Purism donates to their own crowd-funding campaigns to make them seem
more successful and whenever negative facts about them are posted on the
internet some random guy shows up to insist that the person is
mistaken."
https://www.phoronix.com/scan.php?page=news_item&px=Libre-13-Self-Funding
"It turns out that it looks like the Librem 13 is being self-funded by
Todd Weaver, the CEO of Purism, in order to meet their goal with the
crowd-funded campaign ending on 17 September."
"Recently, the campaign seemed to surge by around 90,000 USD in a day.
Looking at the page before the surge and the live page, it showed only 4
extra names.
The first one in that list is Todd Weaver, the CEO of Purism. Basically,
Todd has unfairly contributed a large sum to his own campaign."
"they claim to have "disabled" ME [...] they have not as disabling ME is
both impossible and illegal."
(see https://puri.sm/learn/intel-me/ and
https://puri.sm/posts/deep-dive-into-intel-me-disablement/ to read how
this was done)
"(archived due to the powers that be removing these posts after
receiving political pressure)"
9) How much does it cost you believing anonymous people's promises about
their allegedly free and open hardware (except for components that are
open but are from Intel)?
So what exactly is open about anything that comes from intel?
https://secure.raptorcs.com/content/TL2WK2/purchase.html $4,925.00
Buying from proven.
Proven by whom? someone who works for purism?
The developers of ME cleaner and the researchers who have found the HAP
bit state that it doesn't disable ME.
The ME kernel still runs and can do as it pleases, the HAP bit
supposedly shuts it off after it is more than able to add a backdoor to
the system - how is that disabled?
Disabled is being able to physically disconnect the ME core and have the
system still function.
documentedly IME-disabled provider Purism costs you
$1,599 for their top-of-the line laptop.
The TALOS 2 board and CPU combo costs $2.5K which is a standard price
for server hardware in that performance class.
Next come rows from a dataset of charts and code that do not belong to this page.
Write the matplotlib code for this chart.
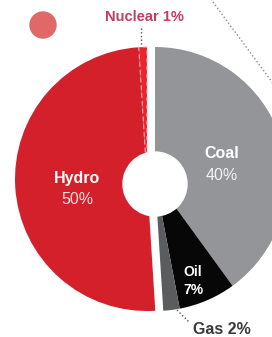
import matplotlib
matplotlib.use("Agg")
import matplotlib.pyplot as plt
from matplotlib.patches import Circle

plt.rcParams['font.family'] = ['Liberation Sans', 'DejaVu Sans']

# ---- data ----
right_labels = ['Coal', 'Oil', 'Gas']
right_shares = [40, 7, 2]
left_labels = ['Hydro', 'Nuclear']
left_shares = [50, 1]
right_colors = ['#949598', '#070707', '#5b5c5e']
left_colors = ['#d3202b', '#e92530']

W, H = 272, 337
fig = plt.figure(figsize=(W / 100, H / 100), dpi=100)
ax = fig.add_axes([0, 0, 1, 1])
ax.set_xlim(0, W)
ax.set_ylim(0, H)
ax.set_aspect('equal')
ax.axis('off')


def P(x, y):
    """pixel (top-left origin) -> data coords"""
    return x, H - y


R = 132
right_center = P(155, 179)
left_center = P(147, 179)

# right group (clockwise from 12 o'clock)
rw, _ = ax.pie([v / 100 for v in right_shares], normalize=False, startangle=90,
               counterclock=False, center=right_center, radius=R,
               colors=right_colors, frame=True,
               wedgeprops=dict(linewidth=0))
# left group continues where right group ends
start_left = 90 - 360 * sum(right_shares) / 100
lw_, _ = ax.pie([v / 100 for v in left_shares], normalize=False, startangle=start_left,
                counterclock=False, center=left_center, radius=R,
                colors=left_colors, frame=True,
                wedgeprops=dict(linewidth=0))
lw_[1].set_edgecolor('#f7b0b0')
lw_[1].set_linestyle((0, (4, 3)))
lw_[1].set_linewidth(0.8)

ax.set_xlim(0, W)
ax.set_ylim(0, H)
ax.axis('off')

# centre hole
ax.add_patch(Circle(P(155, 184), 32, color='white', zorder=5))
# decorative dot
ax.add_patch(Circle(P(43, 25), 13, color='#e06868', zorder=5))

# dotted guide lines
ax.plot(*zip(P(141, 28), P(141, 46)), ls=':', color='#555555', lw=1, zorder=6)
ax.plot(*zip(P(177, 310), P(189, 322)), ls=':', color='#555555', lw=1, zorder=6)
ax.plot(*zip(P(210, -2), P(275, 86)), ls=':', color='#8a8a8a', lw=1, zorder=6)

# labels
ax.text(*P(77, 178), left_labels[0], color='white', fontsize=11.5, fontweight='bold',
        ha='center', va='center', zorder=7)
ax.text(*P(77, 200), f'{left_shares[0]}%', color='#f8dede', fontsize=11.5,
        ha='center', va='center', zorder=7)
ax.text(*P(222, 153), right_labels[0], color='white', fontsize=11.5, fontweight='bold',
        ha='center', va='center', zorder=7)
ax.text(*P(222, 175), f'{right_shares[0]}%', color='#f2f2f2', fontsize=11.5,
        ha='center', va='center', zorder=7)
ax.text(*P(193, 272), right_labels[1], color='white', fontsize=10, fontweight='bold',
        ha='center', va='center', zorder=7)
ax.text(*P(193, 290), f'{right_shares[1]}%', color='white', fontsize=10, fontweight='bold',
        ha='center', va='center', zorder=7)
ax.text(*P(144, 17), f'{left_labels[1]} {left_shares[1]}%', color='#c43c5e', fontsize=10.5,
        fontweight='bold', ha='center', va='center', zorder=7)
ax.text(*P(222, 329), f'{right_labels[2]} {right_shares[2]}%', color='#3a3a3a', fontsize=11.5,
        fontweight='bold', ha='center', va='center', zorder=7)

fig.savefig('out.png', dpi=100)
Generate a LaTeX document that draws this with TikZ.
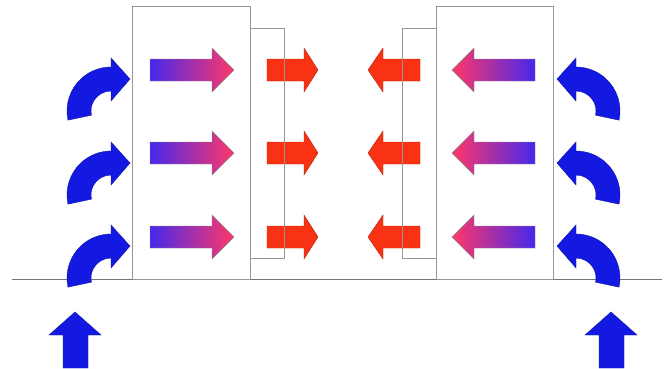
\documentclass[tikz,border=0pt]{standalone}
\usetikzlibrary{calc}
\definecolor{airblue}{RGB}{20,25,225}
\definecolor{warmred}{RGB}{250,50,20}
\definecolor{coolend}{RGB}{70,40,235}
\definecolor{hotend}{RGB}{255,55,105}
\definecolor{wallgray}{RGB}{150,150,150}
\tikzset{
	wall/.style={draw=wallgray, line width=1},
	ground/.style={draw=black!55, line width=1},
	airflow/.style={fill=airblue, draw=airblue!75!black, line width=0.4},
	heatflow/.style={fill=warmred, draw=warmred!70!black, line width=0.4},
	warmup/.style={left color=coolend, right color=hotend, draw=black!45, line width=0.4},
	warmdown/.style={left color=hotend, right color=coolend, draw=black!45, line width=0.4},
}
\def\bentarrow[#1](#2){\begin{scope}[shift={(#2)},yscale=-1,#1]
	\path[airflow] (192:44) arc (192:90:44) -- (90:53) -- ($(90:32)+(0:19)$) -- (90:10) -- (90:20) arc (90:192:20) -- cycle;
\end{scope}}
\def\pointer[#1](#2,#3,#4,#5){\path[#1] (#2,#5-11) -- (#3,#5-11) -- (#3,#5-22) -- (#4,#5) -- (#3,#5+22) -- (#3,#5+11) -- (#2,#5+11) -- cycle;}

\begin{document}
\begin{tikzpicture}[x=1pt, y=-1pt]
			%%%%% START %%%%%
			\fill[white] (0,0) rectangle (672,368);
			\useasboundingbox (0,0) rectangle (672,368);
			
			\draw[ground] (12, 279) -- (662, 279);
			
			\draw[wall] (132, 6) rectangle (250, 279);
			\draw[wall] (436, 6) rectangle (553, 279);
			
			\pointer[warmup](150,212,234,70)
			\pointer[warmup](150,212,234,153)
			\pointer[warmup](150,212,234,237)
			
			\pointer[warmdown](535,474,452,70)
			\pointer[warmdown](535,474,452,153)
			\pointer[warmdown](535,474,452,237)
			
			\pointer[heatflow](267,304,318,70)
			\pointer[heatflow](267,304,318,153)
			\pointer[heatflow](267,304,318,237)
			
			\pointer[heatflow](420,383,368,70)
			\pointer[heatflow](420,383,368,153)
			\pointer[heatflow](420,383,368,237)
			
			\draw[wall] (250, 28) -- (284, 28) -- (284, 258) -- (250, 258);
			\draw[wall] (436, 28) -- (402, 28) -- (402, 258) -- (436, 258);
			
			\bentarrow[](111,111)
			\bentarrow[](111,195)
			\bentarrow[](111,278)
			
			\bentarrow[xscale=-1](576,111)
			\bentarrow[xscale=-1](576,195)
			\bentarrow[xscale=-1](576,278)
			
			\path[airflow] (63,368) -- (63,335) -- (49,335) -- (75,312) -- (101,335) -- (88,335) -- (88,368) -- cycle;
			\path[airflow] (599,368) -- (599,335) -- (585,335) -- (611,312) -- (637,335) -- (624,335) -- (624,368) -- cycle;
			
			%%%%% END %%%%%
		\end{tikzpicture}
\end{document}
Non-free x86_64 servers from the major vendors such as Dell, HPE,
SuperMicro with comparable performance etc start at 5K for a barebones
high performance server and go up from there.
Truth is, Purism has been delivering products for years, their statements
are verifiable, just like their code, while Talos has nothing to show for
their words, sorry, for Taiidan's words, as their hardware offering page did
not progress beyond the "Pre-Order Acceptance" status:
Today: https://www.raptorcs.com/content/base/products.html
https://web.archive.org/web/20170707122844/https://www.raptorcs.com/content/base/products.html
They have been shipping them out to customers for months now, one of the
buyers had one on display at FOSDEM.
https://syslog-ng.com/blog/centos-dojo-fosdem-2018/
If you were to buy one you would be per-ordering part of the next batch
of motherboards which is generally how small batch hardware purchasing
works to prevent having too much unsold stock
A previous crowdfunding of theirs was turned down by the free hardware
community:
It wasn't "turned down", there was a lack of publicity for the type of
people who had the money to spend on it - the first TALOS cost too much
and the T2 is much less expensive and thus an actual shipping product.
It takes around $4M to do a full motherboard production run, that isn't
exactly chump change.
I would really like to know as to how purism is able to make multiple
custom laptops for much less than what it normally costs to produce a
motherboard.
14% funded
495 backers
$516,040 raised of the $3,700,000 goal.
Purism instead managed to capitalize from it's increasing popularity on
the crowdfunding front, too:
https://puri.sm/shop/librem-5/
155.26% funded
4,339 backers
$2,328,966 raised of the $1,500,000 goal.
They are Purism's source of funding, together with their customers, not
just the not any "mysterious founder", Mr. Todd Weaver. The only mysterious
people and money are Taiidan and those behind Talos.
Cheaper products receive more backers and thus more total money (who
would have thought?) and todd contributes to his own campaigns to make
them appear more successful as referenced above.
I doubt that purism can make a custom phone for that price, it is
probably a whitebox rebadge.
There is no mystery about "those behind talos" - all that information is
freely available on the coreboot mailinglist, where raptors founder
frequently posts to help people with coreboot development and answer
questions.
It is a modified IBM romulus development board made available to the
general public by raptor engineering/computing systems, IBM assisted
raptor with their efforts via the OpenPOWER foundation as they wanted to
get a POWER workstation to market for those who develop POWER software.